[Work to do]
From the first line of the data below through the line bearing "anchor=west] (node3) at", reproduce each line exactly; do not include pictures.

----- Supplied information -----

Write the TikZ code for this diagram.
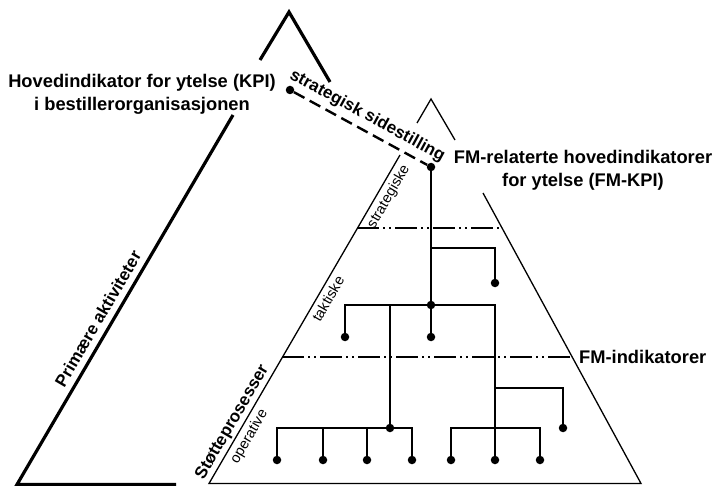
\documentclass[tikz,border=0pt]{standalone}
\usepackage{fontspec}
\setmainfont{Liberation Sans}
\usetikzlibrary{positioning}
\usetikzlibrary{calc}

\begin{document}
\begin{tikzpicture}[x=1pt, y=-1pt,
				big/.style={line width=3.2pt},
				small/.style={line width=1.3pt},
				tree/.style={line width=2pt},
				dot/.style={circle, fill, inner sep=0pt, minimum size=8.5pt},
				level/.style={line width=1.2pt, dash pattern=on 22pt off 4pt on 2pt off 4pt on 2pt off 4pt},
				dashline/.style={line width=2.4pt, dash pattern=on 12pt off 6pt},
				lbl/.style={font=\fontsize{17}{23}\selectfont\bfseries, align=center, inner sep=0pt},
				head/.style={lbl, font=\fontsize{18.3}{23}\selectfont\bfseries},
				sub/.style={font=\fontsize{14.5}{16}\selectfont, inner sep=0pt}]

				\useasboundingbox (0,0) rectangle (719,486);

				\draw[big] (260,60) -- (289,12) -- (330,82);
				\draw[big] (176,484.5) -- (17,484.5) -- node[pos=0.43, sloped, above=6pt, lbl] {Primære aktiviteter} (233,115);

				\draw[small] (417,123) -- (431,99) -- (455,140);
				\draw[small] (483,193) -- (641,483.5) -- (209,483.5) -- node[pos=0.17, sloped, above=2pt, lbl] {Støtteprosesser} node[pos=0.16, sloped, below=4pt, sub] {operative} node[pos=0.578, sloped, below=4pt, sub] {taktiske} node[pos=0.89, sloped, below=4pt, sub] {strategiske} (400,155);

				\draw[level] (357,228) -- (501,228);
				\draw[level] (282,357) -- (571,357);

				\node[head] (node1) at (142,94) {Hovedindikator for ytelse (KPI)\\i bestillerorganisasjonen};
				\node[head] (node2) at (583,170) {FM-relaterte hovedindikatorer\\for ytelse (FM-KPI)};
				\node[head, anchor=west] (node3) at (579,357) {FM-indikatorer};

				\node[dot] (d1) at (431,167) {};
				\node[dot] (d2) at (290,90) {};
				\node[dot] (d3) at (431,305) {};
				\node[dot] (d4) at (495,283) {};
				\node[dot] (d5) at (345,337) {};
				\node[dot] (d6) at (431,337) {};
				\node[dot] (d7) at (390,428) {};
				\node[dot] (d8) at (563,428) {};
				\node[dot] (d9) at (277,460) {};
				\node[dot] (d10) at (323,460) {};
				\node[dot] (d11) at (367,460) {};
				\node[dot] (d12) at (412,460) {};
				\node[dot] (d13) at (451,460) {};
				\node[dot] (d14) at (495,460) {};
				\node[dot] (d15) at (540,460) {};
				\coordinate (c1) at (431,248);
				\coordinate (c2) at (390,305);
				\coordinate (c3) at (495,388);
				\coordinate (c4) at (495,428);

				\draw[dashline] (d2) -- node[sloped, above=5pt, lbl] {strategisk sidestilling} (d1);

				\draw[tree] (d1) -- (d3);
				\draw[tree] (c1) -| (d4);
				\draw[tree] (d3) -| (d5);
				\draw[tree] (d3) -- (d6);
				\draw[tree] (d3) -| (d14);
				\draw[tree] (c2) -- (d7);
				\draw[tree] (c3) -| (d8);
				\draw[tree] (d7) -| (d9);
				\draw[tree] (d7) -| (d10);
				\draw[tree] (d7) -| (d11);
				\draw[tree] (d7) -| (d12);
				\draw[tree] (c4) -| (d13);
				\draw[tree] (c4) -| (d15);

			\end{tikzpicture}
\end{document}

-----

[Result of this task]
Write the TikZ code for this diagram.
\documentclass[tikz,border=0pt]{standalone}
\usepackage{fontspec}
\setmainfont{Liberation Sans}
\usetikzlibrary{positioning}
\usetikzlibrary{calc}

\begin{document}
\begin{tikzpicture}[x=1pt, y=-1pt,
				big/.style={line width=3.2pt},
				small/.style={line width=1.3pt},
				tree/.style={line width=2pt},
				dot/.style={circle, fill, inner sep=0pt, minimum size=8.5pt},
				level/.style={line width=1.2pt, dash pattern=on 22pt off 4pt on 2pt off 4pt on 2pt off 4pt},
				dashline/.style={line width=2.4pt, dash pattern=on 12pt off 6pt},
				lbl/.style={font=\fontsize{17}{23}\selectfont\bfseries, align=center, inner sep=0pt},
				head/.style={lbl, font=\fontsize{18.3}{23}\selectfont\bfseries},
				sub/.style={font=\fontsize{14.5}{16}\selectfont, inner sep=0pt}]

				\useasboundingbox (0,0) rectangle (719,486);

				\draw[big] (260,60) -- (289,12) -- (330,82);
				\draw[big] (176,484.5) -- (17,484.5) -- node[pos=0.43, sloped, above=6pt, lbl] {Primære aktiviteter} (233,115);

				\draw[small] (417,123) -- (431,99) -- (455,140);
				\draw[small] (483,193) -- (641,483.5) -- (209,483.5) -- node[pos=0.17, sloped, above=2pt, lbl] {Støtteprosesser} node[pos=0.16, sloped, below=4pt, sub] {operative} node[pos=0.578, sloped, below=4pt, sub] {taktiske} node[pos=0.89, sloped, below=4pt, sub] {strategiske} (400,155);

				\draw[level] (357,228) -- (501,228);
				\draw[level] (282,357) -- (571,357);

				\node[head] (node1) at (142,94) {Hovedindikator for ytelse (KPI)\\i bestillerorganisasjonen};
				\node[head] (node2) at (583,170) {FM-relaterte hovedindikatorer\\for ytelse (FM-KPI)};
				\node[head, anchor=west] (node3) at (579,357) {FM-indikatorer};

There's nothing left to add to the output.